**GIVEN PROBLEM**
Extract the whole listing as it stands. Do not include the pictures.

**ENTRIES SUPPLIED**
________________________________________
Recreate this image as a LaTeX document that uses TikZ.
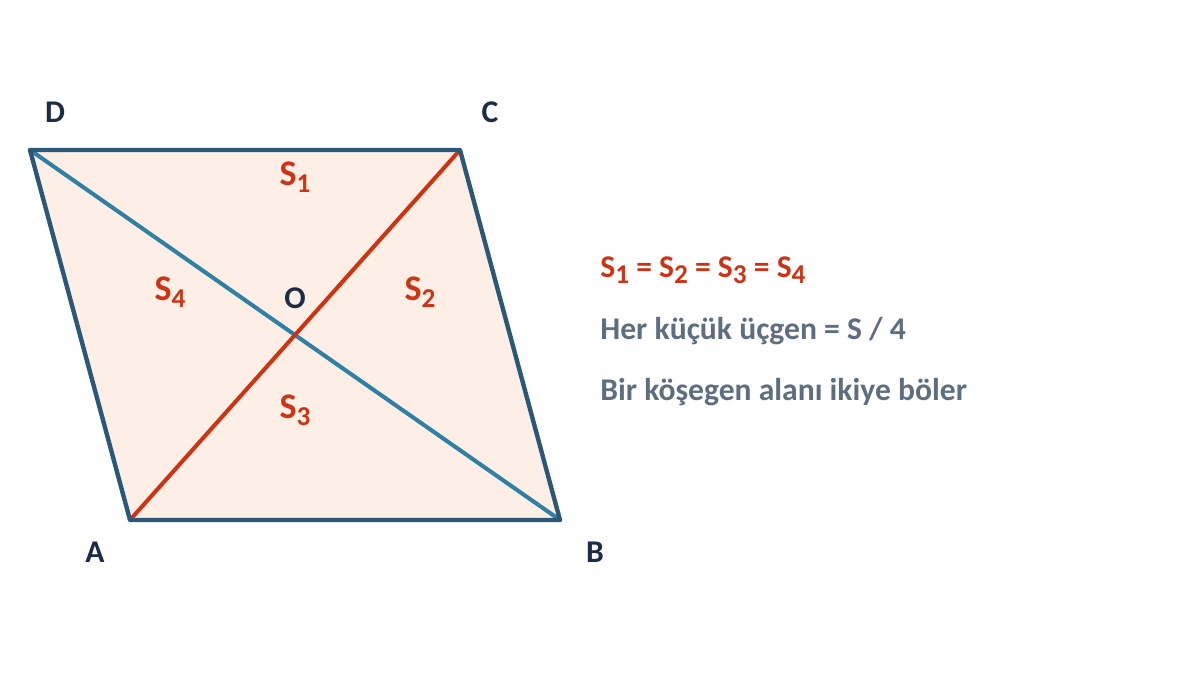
\documentclass[tikz,border=0pt]{standalone}
\usepackage{fontspec}
\setmainfont{Carlito}
\usetikzlibrary{positioning}

\definecolor{edgeblue}{HTML}{2A5878}
\definecolor{diagblue}{HTML}{2E80A4}
\definecolor{diagred}{HTML}{CC3414}
\definecolor{areafill}{HTML}{FDEEE6}
\definecolor{vertexnavy}{HTML}{1B2C46}
\definecolor{notegray}{HTML}{5E6E80}

\newcommand{\Ssub}[1]{S\raisebox{-0.4ex}{\fontsize{15.5}{15}\selectfont #1}}

\begin{document}
\begin{tikzpicture}[x=0.02cm,y=-0.02cm]
\tikzstyle{every node}+=[inner sep=0pt]
\tikzset{
  vertex/.style={font=\fontsize{18}{20}\selectfont\bfseries, text=vertexnavy},
  area/.style={font=\fontsize{20.5}{22}\selectfont\bfseries, text=diagred},
  note/.style={anchor=west, font=\fontsize{18}{20}\selectfont\bfseries, text=notegray}
}
\useasboundingbox (0,0) rectangle (1200,675);
\coordinate (A) at (130,520);
\coordinate (B) at (560,520);
\coordinate (C) at (460,150);
\coordinate (D) at (30,150);
\coordinate (O) at (295,335);
% parallelogram
\fill [areafill] (A) -- (B) -- (C) -- (D) -- cycle;
\draw [diagblue, line width=2.3pt, line cap=round] (D) -- (B);
\draw [diagred, line width=2.3pt, line cap=round] (A) -- (C);
\draw [edgeblue, line width=2.5pt, line join=round] (A) -- (B) -- (C) -- (D) -- cycle;
% vertex labels
\node [vertex] (lA) at (95,552) {A};
\node [vertex] (lB) at (595,552) {B};
\node [vertex] (lC) at (490,112) {C};
\node [vertex] (lD) at (55,112) {D};
\node [vertex] (lO) at (295,298) {O};
% areas
\node [area] (s1) at (295,177) {\Ssub{1}};
\node [area] (s2) at (420,292) {\Ssub{2}};
\node [area] (s3) at (295,410) {\Ssub{3}};
\node [area] (s4) at (170,292) {\Ssub{4}};
% notes
\node [note, text=diagred] (n1) at (600,270) {\Ssub{1} = \Ssub{2} = \Ssub{3} = \Ssub{4}};
\node [note] (n2) at (600,331) {Her küçük üçgen = S / 4};
\node [note] (n3) at (600,392) {Bir köşegen alanı ikiye böler};
\end{tikzpicture}
\end{document}
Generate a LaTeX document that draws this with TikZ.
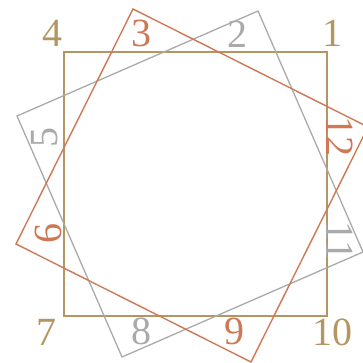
\documentclass[tikz,border=0pt]{standalone}
\usepackage{fontspec}
\setmainfont{Liberation Serif}
\definecolor{goldc}{RGB}{180,150,98}
\definecolor{orangec}{RGB}{208,120,86}
\definecolor{grayc}{RGB}{170,170,170}
\tikzset{
  lbl/.style={inner sep=0pt, font=\fontsize{40}{40}\selectfont},
  goldsq/.style={draw=goldc, line width=1.8pt, line join=miter},
  graysq/.style={draw=grayc, line width=1.3pt, line join=miter},
  orangesq/.style={draw=orangec, line width=1.4pt, line join=miter},
}
\begin{document}
\begin{tikzpicture}[x=1pt,y=-1pt]
\useasboundingbox (0,0) rectangle (362,363);
% gold square
\coordinate (g1) at (327,52);
\coordinate (g4) at (64,52);
\coordinate (g7) at (64,316);
\coordinate (g10) at (327,316);
\draw[goldsq] (g1) -- (g4) -- (g7) -- (g10) -- cycle;
% gray square
\coordinate (s2) at (258,11);
\coordinate (s5) at (17,116);
\coordinate (s8) at (122,357);
\coordinate (s11) at (363,252);
\draw[graysq] (s2) -- (s5) -- (s8) -- (s11) -- cycle;
% orange square
\coordinate (o3) at (133,9);
\coordinate (o6) at (16,244);
\coordinate (o9) at (251,362);
\coordinate (o12) at (368,127);
\draw[orangesq] (o3) -- (o6) -- (o9) -- (o12) -- cycle;
% labels
\node[lbl, text=goldc] (l1) at (332,33.5) {1};
\node[lbl, text=grayc] (l2) at (237,34) {2};
\node[lbl, text=orangec] (l3) at (141.5,33.5) {3};
\node[lbl, text=goldc] (l4) at (52,33.5) {4};
\node[lbl, text=grayc, rotate=90] (l5) at (44.5,138) {5};
\node[lbl, text=orangec, rotate=90] (l6) at (48.5,233) {6};
\node[lbl, text=goldc] (l7) at (46,332) {7};
\node[lbl, text=grayc] (l8) at (141,331.5) {8};
\node[lbl, text=orangec] (l9) at (234,331.5) {9};
\node[lbl, text=goldc] (l10) at (332,332.5) {10};
\node[lbl, text=grayc, rotate=-90] (l11) at (339.5,241) {11};
\node[lbl, text=orangec, rotate=-90] (l12) at (339.5,136.5) {12};
\end{tikzpicture}
\end{document}
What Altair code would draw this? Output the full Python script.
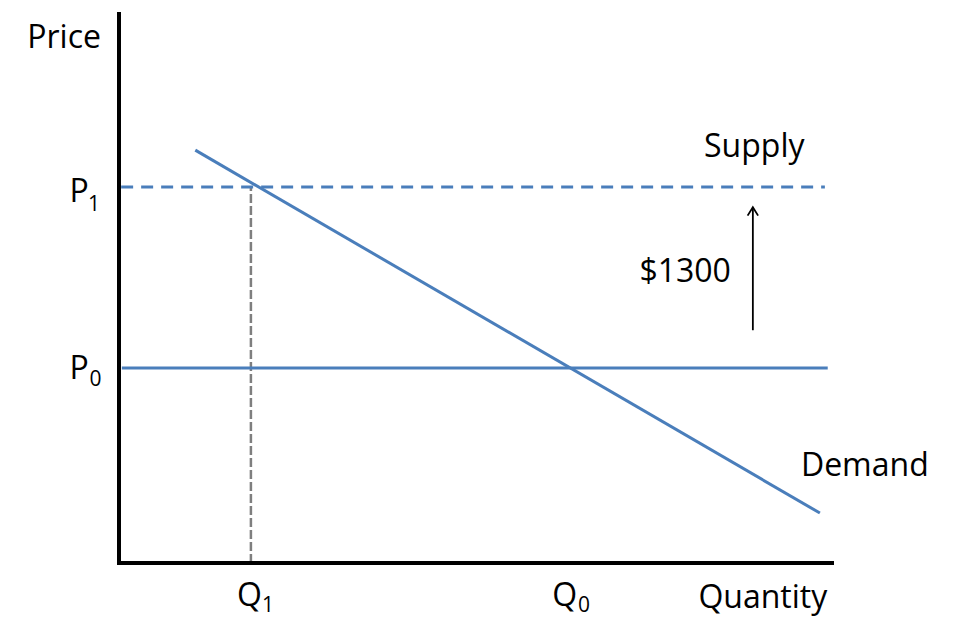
________________________________________
**FINISHED TASK**
Recreate this image as a LaTeX document that uses TikZ.
\documentclass[tikz,border=0pt]{standalone}
\usepackage{fontspec}
\setmainfont{Carlito}
\usetikzlibrary{positioning}

\definecolor{edgeblue}{HTML}{2A5878}
\definecolor{diagblue}{HTML}{2E80A4}
\definecolor{diagred}{HTML}{CC3414}
\definecolor{areafill}{HTML}{FDEEE6}
\definecolor{vertexnavy}{HTML}{1B2C46}
\definecolor{notegray}{HTML}{5E6E80}

\newcommand{\Ssub}[1]{S\raisebox{-0.4ex}{\fontsize{15.5}{15}\selectfont #1}}

\begin{document}
\begin{tikzpicture}[x=0.02cm,y=-0.02cm]
\tikzstyle{every node}+=[inner sep=0pt]
\tikzset{
  vertex/.style={font=\fontsize{18}{20}\selectfont\bfseries, text=vertexnavy},
  area/.style={font=\fontsize{20.5}{22}\selectfont\bfseries, text=diagred},
  note/.style={anchor=west, font=\fontsize{18}{20}\selectfont\bfseries, text=notegray}
}
\useasboundingbox (0,0) rectangle (1200,675);
\coordinate (A) at (130,520);
\coordinate (B) at (560,520);
\coordinate (C) at (460,150);
\coordinate (D) at (30,150);
\coordinate (O) at (295,335);
% parallelogram
\fill [areafill] (A) -- (B) -- (C) -- (D) -- cycle;
\draw [diagblue, line width=2.3pt, line cap=round] (D) -- (B);
\draw [diagred, line width=2.3pt, line cap=round] (A) -- (C);
\draw [edgeblue, line width=2.5pt, line join=round] (A) -- (B) -- (C) -- (D) -- cycle;
% vertex labels
\node [vertex] (lA) at (95,552) {A};
\node [vertex] (lB) at (595,552) {B};
\node [vertex] (lC) at (490,112) {C};
\node [vertex] (lD) at (55,112) {D};
\node [vertex] (lO) at (295,298) {O};
% areas
\node [area] (s1) at (295,177) {\Ssub{1}};
\node [area] (s2) at (420,292) {\Ssub{2}};
\node [area] (s3) at (295,410) {\Ssub{3}};
\node [area] (s4) at (170,292) {\Ssub{4}};
% notes
\node [note, text=diagred] (n1) at (600,270) {\Ssub{1} = \Ssub{2} = \Ssub{3} = \Ssub{4}};
\node [note] (n2) at (600,331) {Her küçük üçgen = S / 4};
\node [note] (n3) at (600,392) {Bir köşegen alanı ikiye böler};
\end{tikzpicture}
\end{document}
Generate a LaTeX document that draws this with TikZ.
\documentclass[tikz,border=0pt]{standalone}
\usepackage{fontspec}
\setmainfont{Liberation Serif}
\definecolor{goldc}{RGB}{180,150,98}
\definecolor{orangec}{RGB}{208,120,86}
\definecolor{grayc}{RGB}{170,170,170}
\tikzset{
  lbl/.style={inner sep=0pt, font=\fontsize{40}{40}\selectfont},
  goldsq/.style={draw=goldc, line width=1.8pt, line join=miter},
  graysq/.style={draw=grayc, line width=1.3pt, line join=miter},
  orangesq/.style={draw=orangec, line width=1.4pt, line join=miter},
}
\begin{document}
\begin{tikzpicture}[x=1pt,y=-1pt]
\useasboundingbox (0,0) rectangle (362,363);
% gold square
\coordinate (g1) at (327,52);
\coordinate (g4) at (64,52);
\coordinate (g7) at (64,316);
\coordinate (g10) at (327,316);
\draw[goldsq] (g1) -- (g4) -- (g7) -- (g10) -- cycle;
% gray square
\coordinate (s2) at (258,11);
\coordinate (s5) at (17,116);
\coordinate (s8) at (122,357);
\coordinate (s11) at (363,252);
\draw[graysq] (s2) -- (s5) -- (s8) -- (s11) -- cycle;
% orange square
\coordinate (o3) at (133,9);
\coordinate (o6) at (16,244);
\coordinate (o9) at (251,362);
\coordinate (o12) at (368,127);
\draw[orangesq] (o3) -- (o6) -- (o9) -- (o12) -- cycle;
% labels
\node[lbl, text=goldc] (l1) at (332,33.5) {1};
\node[lbl, text=grayc] (l2) at (237,34) {2};
\node[lbl, text=orangec] (l3) at (141.5,33.5) {3};
\node[lbl, text=goldc] (l4) at (52,33.5) {4};
\node[lbl, text=grayc, rotate=90] (l5) at (44.5,138) {5};
\node[lbl, text=orangec, rotate=90] (l6) at (48.5,233) {6};
\node[lbl, text=goldc] (l7) at (46,332) {7};
\node[lbl, text=grayc] (l8) at (141,331.5) {8};
\node[lbl, text=orangec] (l9) at (234,331.5) {9};
\node[lbl, text=goldc] (l10) at (332,332.5) {10};
\node[lbl, text=grayc, rotate=-90] (l11) at (339.5,241) {11};
\node[lbl, text=orangec, rotate=-90] (l12) at (339.5,136.5) {12};
\end{tikzpicture}
\end{document}
What Altair code would draw this? Output the full Python script.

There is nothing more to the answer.